*DIRECTIONS FOR THIS TASK*
Starting with the first line of the listing, quote each line exactly until and including the one with "13.099, 13.061, 13.066];", leaving pictures out.

*SUPPLIED MATERIAL*
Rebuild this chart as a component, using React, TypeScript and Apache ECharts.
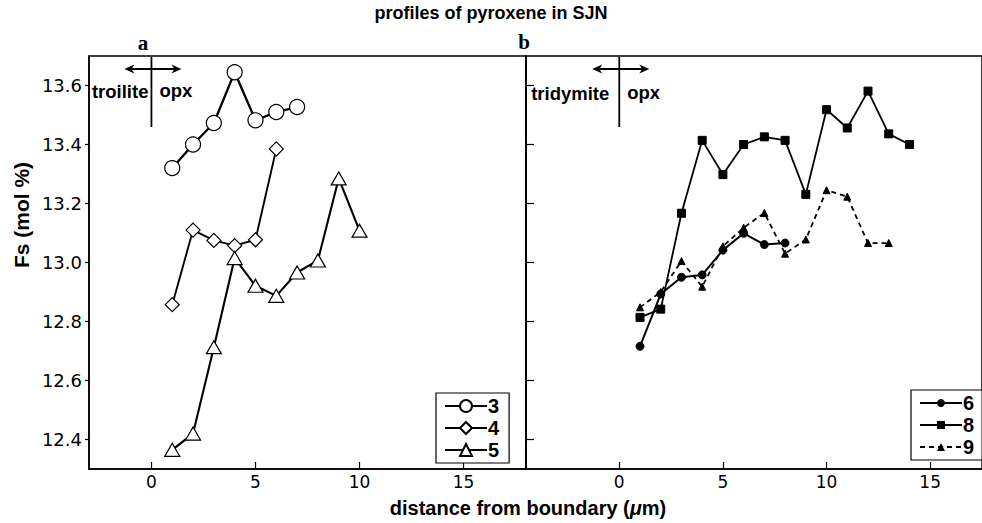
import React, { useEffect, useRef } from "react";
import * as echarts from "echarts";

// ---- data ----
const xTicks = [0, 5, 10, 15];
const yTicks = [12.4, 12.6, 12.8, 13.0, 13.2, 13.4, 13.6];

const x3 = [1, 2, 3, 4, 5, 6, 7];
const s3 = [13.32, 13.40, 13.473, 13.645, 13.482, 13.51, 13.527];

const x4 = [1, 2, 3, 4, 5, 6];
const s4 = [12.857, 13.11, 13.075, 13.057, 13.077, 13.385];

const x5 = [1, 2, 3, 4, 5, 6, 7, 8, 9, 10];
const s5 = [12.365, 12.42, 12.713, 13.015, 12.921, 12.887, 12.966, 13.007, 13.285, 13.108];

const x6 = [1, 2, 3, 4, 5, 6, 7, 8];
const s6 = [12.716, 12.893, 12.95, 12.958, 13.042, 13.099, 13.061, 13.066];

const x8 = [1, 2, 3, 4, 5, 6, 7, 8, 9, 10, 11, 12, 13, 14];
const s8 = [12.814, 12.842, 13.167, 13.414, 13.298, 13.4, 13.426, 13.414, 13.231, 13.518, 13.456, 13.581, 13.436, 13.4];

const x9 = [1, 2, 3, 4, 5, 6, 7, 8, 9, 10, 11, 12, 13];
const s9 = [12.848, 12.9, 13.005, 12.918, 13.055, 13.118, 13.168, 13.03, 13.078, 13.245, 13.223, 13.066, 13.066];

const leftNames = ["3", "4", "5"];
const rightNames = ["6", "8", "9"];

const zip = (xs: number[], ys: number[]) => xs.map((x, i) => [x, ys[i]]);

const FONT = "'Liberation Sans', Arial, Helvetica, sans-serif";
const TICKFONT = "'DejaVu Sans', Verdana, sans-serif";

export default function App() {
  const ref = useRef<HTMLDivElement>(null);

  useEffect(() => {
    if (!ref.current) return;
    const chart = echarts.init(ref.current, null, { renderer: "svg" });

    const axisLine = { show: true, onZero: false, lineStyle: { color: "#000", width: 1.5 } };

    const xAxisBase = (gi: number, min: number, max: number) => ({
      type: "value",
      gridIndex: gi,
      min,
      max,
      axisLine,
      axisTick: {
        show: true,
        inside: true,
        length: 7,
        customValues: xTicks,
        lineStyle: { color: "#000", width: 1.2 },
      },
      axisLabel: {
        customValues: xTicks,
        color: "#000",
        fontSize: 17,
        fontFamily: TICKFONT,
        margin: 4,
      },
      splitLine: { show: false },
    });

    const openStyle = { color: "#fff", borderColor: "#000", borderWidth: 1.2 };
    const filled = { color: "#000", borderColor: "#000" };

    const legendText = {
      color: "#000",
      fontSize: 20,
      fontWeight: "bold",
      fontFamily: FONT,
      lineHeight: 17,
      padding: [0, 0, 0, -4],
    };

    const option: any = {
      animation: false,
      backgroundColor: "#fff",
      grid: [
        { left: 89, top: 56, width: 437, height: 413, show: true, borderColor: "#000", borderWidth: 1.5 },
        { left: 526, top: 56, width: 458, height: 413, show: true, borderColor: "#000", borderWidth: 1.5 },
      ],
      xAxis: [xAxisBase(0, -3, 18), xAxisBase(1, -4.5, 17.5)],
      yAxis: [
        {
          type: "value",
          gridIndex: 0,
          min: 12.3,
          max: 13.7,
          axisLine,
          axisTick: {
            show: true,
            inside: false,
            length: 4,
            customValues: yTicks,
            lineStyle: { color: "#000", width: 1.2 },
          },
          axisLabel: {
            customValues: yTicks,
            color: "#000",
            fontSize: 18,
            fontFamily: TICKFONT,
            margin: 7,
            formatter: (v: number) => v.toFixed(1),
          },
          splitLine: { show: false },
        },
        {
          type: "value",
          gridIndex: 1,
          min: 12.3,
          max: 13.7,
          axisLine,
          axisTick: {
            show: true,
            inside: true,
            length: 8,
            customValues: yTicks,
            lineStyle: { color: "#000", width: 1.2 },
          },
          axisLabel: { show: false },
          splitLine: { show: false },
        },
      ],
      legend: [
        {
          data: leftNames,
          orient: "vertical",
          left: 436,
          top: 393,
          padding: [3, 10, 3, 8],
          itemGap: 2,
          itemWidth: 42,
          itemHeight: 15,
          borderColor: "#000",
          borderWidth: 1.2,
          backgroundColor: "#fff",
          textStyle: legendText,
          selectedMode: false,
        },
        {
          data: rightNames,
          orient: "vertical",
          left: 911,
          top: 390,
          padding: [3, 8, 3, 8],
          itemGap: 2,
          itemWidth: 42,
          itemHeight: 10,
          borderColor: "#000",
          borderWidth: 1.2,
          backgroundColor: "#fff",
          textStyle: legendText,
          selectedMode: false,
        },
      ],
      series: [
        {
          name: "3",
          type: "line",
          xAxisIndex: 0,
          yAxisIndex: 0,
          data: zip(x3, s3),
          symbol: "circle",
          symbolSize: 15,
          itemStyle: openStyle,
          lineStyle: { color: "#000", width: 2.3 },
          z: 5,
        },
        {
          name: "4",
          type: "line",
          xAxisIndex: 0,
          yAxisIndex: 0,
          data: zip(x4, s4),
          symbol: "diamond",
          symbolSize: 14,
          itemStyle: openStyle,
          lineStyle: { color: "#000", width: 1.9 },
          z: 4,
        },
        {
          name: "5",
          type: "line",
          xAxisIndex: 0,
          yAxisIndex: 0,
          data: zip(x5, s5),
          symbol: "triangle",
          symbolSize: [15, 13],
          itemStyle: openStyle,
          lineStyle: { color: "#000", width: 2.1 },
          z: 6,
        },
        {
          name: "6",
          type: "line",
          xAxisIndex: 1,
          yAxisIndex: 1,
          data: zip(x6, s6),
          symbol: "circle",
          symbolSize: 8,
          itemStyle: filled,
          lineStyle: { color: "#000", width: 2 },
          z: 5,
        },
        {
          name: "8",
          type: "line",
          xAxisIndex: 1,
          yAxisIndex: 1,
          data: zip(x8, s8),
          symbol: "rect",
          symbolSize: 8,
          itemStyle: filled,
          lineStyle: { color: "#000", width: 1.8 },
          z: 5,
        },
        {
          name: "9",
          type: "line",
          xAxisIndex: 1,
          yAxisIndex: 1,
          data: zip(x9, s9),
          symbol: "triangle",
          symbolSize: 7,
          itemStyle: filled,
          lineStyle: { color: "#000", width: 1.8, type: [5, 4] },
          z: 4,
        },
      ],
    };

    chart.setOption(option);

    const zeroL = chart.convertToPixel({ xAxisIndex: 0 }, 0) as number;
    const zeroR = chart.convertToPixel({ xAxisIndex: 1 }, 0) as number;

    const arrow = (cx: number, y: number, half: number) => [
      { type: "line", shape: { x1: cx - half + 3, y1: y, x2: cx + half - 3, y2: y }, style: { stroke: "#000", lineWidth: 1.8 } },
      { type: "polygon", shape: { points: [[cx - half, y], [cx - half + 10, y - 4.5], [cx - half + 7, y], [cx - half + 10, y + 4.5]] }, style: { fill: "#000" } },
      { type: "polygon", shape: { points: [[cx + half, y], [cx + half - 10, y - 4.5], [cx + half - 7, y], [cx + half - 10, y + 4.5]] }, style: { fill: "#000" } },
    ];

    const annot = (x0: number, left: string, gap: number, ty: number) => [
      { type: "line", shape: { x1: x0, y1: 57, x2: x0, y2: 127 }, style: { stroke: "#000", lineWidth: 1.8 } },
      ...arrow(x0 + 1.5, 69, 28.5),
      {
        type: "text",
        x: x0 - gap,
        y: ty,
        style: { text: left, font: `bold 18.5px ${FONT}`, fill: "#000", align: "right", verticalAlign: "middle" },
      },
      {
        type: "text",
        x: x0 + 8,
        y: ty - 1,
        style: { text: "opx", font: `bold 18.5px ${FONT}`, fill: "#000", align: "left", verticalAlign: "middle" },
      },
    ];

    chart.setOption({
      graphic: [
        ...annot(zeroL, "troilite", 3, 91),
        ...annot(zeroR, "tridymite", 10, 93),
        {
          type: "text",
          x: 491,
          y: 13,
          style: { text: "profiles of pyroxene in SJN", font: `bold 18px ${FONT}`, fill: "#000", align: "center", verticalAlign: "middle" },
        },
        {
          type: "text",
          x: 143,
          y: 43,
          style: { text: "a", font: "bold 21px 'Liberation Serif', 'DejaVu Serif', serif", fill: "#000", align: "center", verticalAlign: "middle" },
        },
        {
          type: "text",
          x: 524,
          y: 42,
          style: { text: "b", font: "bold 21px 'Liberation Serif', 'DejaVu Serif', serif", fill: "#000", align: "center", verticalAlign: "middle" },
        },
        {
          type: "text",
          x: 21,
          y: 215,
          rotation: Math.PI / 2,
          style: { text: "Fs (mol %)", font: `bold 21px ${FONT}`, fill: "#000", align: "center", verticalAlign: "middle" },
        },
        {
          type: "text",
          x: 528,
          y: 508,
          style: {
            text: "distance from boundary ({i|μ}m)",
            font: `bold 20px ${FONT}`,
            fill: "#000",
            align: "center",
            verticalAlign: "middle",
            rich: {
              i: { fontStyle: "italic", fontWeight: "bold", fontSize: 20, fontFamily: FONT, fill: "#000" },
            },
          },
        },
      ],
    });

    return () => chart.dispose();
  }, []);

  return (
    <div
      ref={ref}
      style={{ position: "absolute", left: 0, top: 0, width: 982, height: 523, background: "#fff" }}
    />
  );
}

*REPLY*
Rebuild this chart as a component, using React, TypeScript and Apache ECharts.
import React, { useEffect, useRef } from "react";
import * as echarts from "echarts";

// ---- data ----
const xTicks = [0, 5, 10, 15];
const yTicks = [12.4, 12.6, 12.8, 13.0, 13.2, 13.4, 13.6];

const x3 = [1, 2, 3, 4, 5, 6, 7];
const s3 = [13.32, 13.40, 13.473, 13.645, 13.482, 13.51, 13.527];

const x4 = [1, 2, 3, 4, 5, 6];
const s4 = [12.857, 13.11, 13.075, 13.057, 13.077, 13.385];

const x5 = [1, 2, 3, 4, 5, 6, 7, 8, 9, 10];
const s5 = [12.365, 12.42, 12.713, 13.015, 12.921, 12.887, 12.966, 13.007, 13.285, 13.108];

const x6 = [1, 2, 3, 4, 5, 6, 7, 8];
const s6 = [12.716, 12.893, 12.95, 12.958, 13.042, 13.099, 13.061, 13.066];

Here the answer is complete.